■ EXERCISE REQUIREMENTS
Exactly retype the lines from the top of the data through the line containing "const ticksA = [-200, 0, 200, 400, 600, 800];", leaving out every picture.

**** RAW DATA ****

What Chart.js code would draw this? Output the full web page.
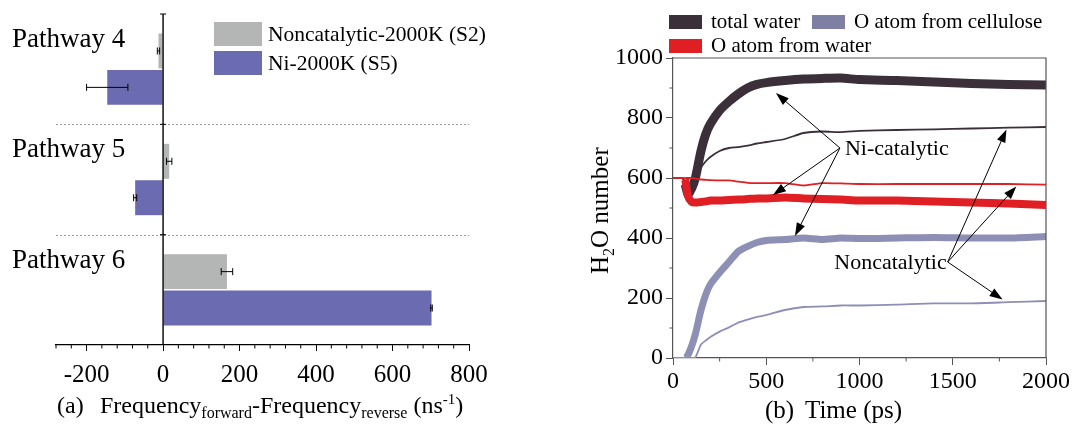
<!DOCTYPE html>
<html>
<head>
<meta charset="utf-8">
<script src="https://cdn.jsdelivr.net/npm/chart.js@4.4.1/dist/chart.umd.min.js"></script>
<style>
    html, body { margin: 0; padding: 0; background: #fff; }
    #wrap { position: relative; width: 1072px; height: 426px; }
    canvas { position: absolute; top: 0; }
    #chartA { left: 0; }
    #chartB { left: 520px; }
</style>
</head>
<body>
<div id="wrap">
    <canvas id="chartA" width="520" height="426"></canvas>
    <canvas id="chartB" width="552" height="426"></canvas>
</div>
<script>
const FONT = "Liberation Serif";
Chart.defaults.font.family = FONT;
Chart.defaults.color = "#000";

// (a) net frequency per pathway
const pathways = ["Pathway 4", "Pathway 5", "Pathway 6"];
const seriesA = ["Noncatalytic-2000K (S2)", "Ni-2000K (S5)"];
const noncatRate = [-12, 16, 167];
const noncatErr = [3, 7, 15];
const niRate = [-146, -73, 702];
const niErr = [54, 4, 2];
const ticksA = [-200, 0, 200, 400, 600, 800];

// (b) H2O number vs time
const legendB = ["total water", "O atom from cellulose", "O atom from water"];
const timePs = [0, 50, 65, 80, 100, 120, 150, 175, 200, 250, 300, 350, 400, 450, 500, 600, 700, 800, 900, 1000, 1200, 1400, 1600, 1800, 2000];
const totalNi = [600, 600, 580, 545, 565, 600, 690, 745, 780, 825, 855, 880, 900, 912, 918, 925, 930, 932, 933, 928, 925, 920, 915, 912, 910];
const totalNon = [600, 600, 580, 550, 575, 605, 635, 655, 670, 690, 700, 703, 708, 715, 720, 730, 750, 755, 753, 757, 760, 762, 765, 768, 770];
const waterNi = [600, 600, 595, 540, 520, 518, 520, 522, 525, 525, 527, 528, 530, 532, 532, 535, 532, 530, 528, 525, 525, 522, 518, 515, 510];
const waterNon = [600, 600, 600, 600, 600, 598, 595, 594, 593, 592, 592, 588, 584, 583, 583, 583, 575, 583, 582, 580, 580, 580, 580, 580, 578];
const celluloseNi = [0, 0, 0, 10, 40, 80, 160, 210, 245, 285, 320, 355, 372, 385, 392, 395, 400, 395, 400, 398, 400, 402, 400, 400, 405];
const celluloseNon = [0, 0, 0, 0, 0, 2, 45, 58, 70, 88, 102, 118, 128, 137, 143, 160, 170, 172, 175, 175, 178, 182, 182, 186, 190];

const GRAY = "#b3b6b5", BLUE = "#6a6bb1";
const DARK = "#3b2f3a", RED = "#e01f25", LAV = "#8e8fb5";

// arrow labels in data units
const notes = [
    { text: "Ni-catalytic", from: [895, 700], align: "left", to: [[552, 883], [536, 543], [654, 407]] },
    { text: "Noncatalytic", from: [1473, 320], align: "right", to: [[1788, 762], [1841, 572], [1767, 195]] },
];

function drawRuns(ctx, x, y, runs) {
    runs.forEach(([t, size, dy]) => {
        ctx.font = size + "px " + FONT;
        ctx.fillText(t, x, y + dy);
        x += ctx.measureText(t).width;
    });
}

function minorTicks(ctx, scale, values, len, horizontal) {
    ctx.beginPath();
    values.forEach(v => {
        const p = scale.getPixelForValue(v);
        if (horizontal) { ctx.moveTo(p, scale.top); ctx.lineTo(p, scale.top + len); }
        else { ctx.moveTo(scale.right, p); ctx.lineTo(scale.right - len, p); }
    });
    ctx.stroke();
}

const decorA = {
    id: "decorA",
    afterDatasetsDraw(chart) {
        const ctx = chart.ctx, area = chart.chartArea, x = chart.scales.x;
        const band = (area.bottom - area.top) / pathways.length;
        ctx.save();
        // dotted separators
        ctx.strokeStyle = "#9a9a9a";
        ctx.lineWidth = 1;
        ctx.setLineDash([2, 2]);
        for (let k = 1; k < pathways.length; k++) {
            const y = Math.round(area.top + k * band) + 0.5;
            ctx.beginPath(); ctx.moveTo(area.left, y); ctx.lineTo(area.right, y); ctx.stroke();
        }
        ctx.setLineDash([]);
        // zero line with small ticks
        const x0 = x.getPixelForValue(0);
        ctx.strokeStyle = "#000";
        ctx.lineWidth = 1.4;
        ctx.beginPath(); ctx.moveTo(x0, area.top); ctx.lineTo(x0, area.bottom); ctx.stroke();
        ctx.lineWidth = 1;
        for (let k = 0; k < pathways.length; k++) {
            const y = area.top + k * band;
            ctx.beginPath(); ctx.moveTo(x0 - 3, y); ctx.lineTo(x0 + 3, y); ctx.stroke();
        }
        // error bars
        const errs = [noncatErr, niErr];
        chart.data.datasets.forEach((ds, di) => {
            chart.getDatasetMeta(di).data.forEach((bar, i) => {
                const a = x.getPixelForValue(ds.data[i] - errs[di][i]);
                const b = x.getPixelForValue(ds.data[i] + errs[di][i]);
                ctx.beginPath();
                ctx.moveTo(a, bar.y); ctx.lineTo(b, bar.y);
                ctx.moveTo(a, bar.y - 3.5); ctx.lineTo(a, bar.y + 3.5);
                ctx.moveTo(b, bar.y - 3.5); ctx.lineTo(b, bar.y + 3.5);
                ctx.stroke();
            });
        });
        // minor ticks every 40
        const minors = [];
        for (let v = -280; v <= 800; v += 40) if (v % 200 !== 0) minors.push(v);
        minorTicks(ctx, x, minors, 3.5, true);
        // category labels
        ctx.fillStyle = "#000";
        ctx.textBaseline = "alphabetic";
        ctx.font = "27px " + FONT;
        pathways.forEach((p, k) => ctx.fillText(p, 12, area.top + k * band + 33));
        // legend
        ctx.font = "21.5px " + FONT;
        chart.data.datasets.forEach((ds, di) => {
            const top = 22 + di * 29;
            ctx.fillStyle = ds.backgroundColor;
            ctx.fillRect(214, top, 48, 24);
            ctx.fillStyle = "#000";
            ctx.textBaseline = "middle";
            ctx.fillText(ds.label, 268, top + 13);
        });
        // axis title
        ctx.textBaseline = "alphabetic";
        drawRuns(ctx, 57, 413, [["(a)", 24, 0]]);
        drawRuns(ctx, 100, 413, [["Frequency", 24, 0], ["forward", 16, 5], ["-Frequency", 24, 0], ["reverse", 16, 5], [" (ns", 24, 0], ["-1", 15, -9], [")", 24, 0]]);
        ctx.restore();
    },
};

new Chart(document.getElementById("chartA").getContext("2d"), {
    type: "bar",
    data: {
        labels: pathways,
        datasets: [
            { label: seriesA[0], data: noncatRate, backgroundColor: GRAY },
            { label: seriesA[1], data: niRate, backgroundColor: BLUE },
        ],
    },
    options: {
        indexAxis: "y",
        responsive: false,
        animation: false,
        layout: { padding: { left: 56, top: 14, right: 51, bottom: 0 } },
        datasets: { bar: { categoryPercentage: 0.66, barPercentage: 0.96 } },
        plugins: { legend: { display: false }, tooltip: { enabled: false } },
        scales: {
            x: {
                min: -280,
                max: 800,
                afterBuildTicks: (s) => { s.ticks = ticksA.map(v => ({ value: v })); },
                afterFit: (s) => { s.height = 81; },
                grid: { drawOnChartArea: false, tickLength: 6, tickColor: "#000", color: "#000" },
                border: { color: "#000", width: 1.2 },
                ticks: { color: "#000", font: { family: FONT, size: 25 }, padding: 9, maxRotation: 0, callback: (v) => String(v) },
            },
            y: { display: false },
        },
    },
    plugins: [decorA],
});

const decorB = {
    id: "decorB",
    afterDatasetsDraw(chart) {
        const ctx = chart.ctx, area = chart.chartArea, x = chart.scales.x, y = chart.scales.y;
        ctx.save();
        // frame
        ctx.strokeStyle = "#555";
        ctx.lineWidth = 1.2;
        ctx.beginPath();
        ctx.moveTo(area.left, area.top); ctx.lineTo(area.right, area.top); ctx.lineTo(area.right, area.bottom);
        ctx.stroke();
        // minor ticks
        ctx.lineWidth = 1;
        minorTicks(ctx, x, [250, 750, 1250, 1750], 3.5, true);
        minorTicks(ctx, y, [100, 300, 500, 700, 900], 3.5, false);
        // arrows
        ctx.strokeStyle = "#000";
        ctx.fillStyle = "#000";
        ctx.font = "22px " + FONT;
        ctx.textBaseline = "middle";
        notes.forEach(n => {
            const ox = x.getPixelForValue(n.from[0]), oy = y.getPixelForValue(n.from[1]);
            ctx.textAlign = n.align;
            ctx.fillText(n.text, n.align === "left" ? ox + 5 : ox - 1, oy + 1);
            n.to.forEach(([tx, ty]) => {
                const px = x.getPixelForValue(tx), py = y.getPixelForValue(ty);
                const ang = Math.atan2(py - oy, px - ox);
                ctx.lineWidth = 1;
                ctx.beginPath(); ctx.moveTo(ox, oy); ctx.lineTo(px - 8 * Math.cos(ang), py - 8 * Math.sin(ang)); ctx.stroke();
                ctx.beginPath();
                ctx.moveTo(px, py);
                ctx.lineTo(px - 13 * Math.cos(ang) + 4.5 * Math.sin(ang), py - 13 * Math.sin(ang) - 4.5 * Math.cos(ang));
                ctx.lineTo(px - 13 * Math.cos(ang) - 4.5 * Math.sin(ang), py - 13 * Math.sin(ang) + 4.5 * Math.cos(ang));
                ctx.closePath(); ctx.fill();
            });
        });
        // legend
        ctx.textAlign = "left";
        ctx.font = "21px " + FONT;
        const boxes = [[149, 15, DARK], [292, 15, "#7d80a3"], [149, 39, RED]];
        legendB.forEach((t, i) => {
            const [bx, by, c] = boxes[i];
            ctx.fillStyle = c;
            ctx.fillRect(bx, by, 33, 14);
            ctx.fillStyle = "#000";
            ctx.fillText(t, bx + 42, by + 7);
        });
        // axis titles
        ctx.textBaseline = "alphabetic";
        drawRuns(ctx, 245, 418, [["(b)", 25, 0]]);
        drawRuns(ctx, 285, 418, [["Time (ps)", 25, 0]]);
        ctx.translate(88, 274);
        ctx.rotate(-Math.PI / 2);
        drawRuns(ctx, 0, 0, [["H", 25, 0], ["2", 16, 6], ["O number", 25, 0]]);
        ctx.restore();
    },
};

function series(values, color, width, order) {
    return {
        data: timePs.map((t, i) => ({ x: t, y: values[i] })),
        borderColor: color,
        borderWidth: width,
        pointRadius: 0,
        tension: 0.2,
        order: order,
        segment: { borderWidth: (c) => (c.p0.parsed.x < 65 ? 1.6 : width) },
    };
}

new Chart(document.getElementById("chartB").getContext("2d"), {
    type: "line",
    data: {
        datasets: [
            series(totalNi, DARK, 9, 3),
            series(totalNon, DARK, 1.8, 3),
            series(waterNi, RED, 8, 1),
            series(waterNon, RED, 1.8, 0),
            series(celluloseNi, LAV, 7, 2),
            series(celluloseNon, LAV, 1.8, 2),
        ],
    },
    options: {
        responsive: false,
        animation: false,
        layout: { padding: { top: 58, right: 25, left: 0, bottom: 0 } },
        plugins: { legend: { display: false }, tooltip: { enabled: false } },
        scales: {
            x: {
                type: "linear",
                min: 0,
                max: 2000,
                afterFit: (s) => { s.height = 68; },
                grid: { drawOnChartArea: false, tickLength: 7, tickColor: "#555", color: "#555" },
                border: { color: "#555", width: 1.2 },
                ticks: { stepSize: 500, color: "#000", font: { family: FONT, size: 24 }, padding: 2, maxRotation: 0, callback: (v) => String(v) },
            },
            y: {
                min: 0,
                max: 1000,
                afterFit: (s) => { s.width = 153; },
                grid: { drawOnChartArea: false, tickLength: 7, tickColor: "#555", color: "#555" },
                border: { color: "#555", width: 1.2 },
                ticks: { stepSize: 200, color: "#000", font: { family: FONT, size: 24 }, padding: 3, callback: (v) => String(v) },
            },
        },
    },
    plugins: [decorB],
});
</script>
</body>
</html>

****

■ EXERCISE SOLUTION
What Chart.js code would draw this? Output the full web page.
<!DOCTYPE html>
<html>
<head>
<meta charset="utf-8">
<script src="https://cdn.jsdelivr.net/npm/chart.js@4.4.1/dist/chart.umd.min.js"></script>
<style>
    html, body { margin: 0; padding: 0; background: #fff; }
    #wrap { position: relative; width: 1072px; height: 426px; }
    canvas { position: absolute; top: 0; }
    #chartA { left: 0; }
    #chartB { left: 520px; }
</style>
</head>
<body>
<div id="wrap">
    <canvas id="chartA" width="520" height="426"></canvas>
    <canvas id="chartB" width="552" height="426"></canvas>
</div>
<script>
const FONT = "Liberation Serif";
Chart.defaults.font.family = FONT;
Chart.defaults.color = "#000";

// (a) net frequency per pathway
const pathways = ["Pathway 4", "Pathway 5", "Pathway 6"];
const seriesA = ["Noncatalytic-2000K (S2)", "Ni-2000K (S5)"];
const noncatRate = [-12, 16, 167];
const noncatErr = [3, 7, 15];
const niRate = [-146, -73, 702];
const niErr = [54, 4, 2];
const ticksA = [-200, 0, 200, 400, 600, 800];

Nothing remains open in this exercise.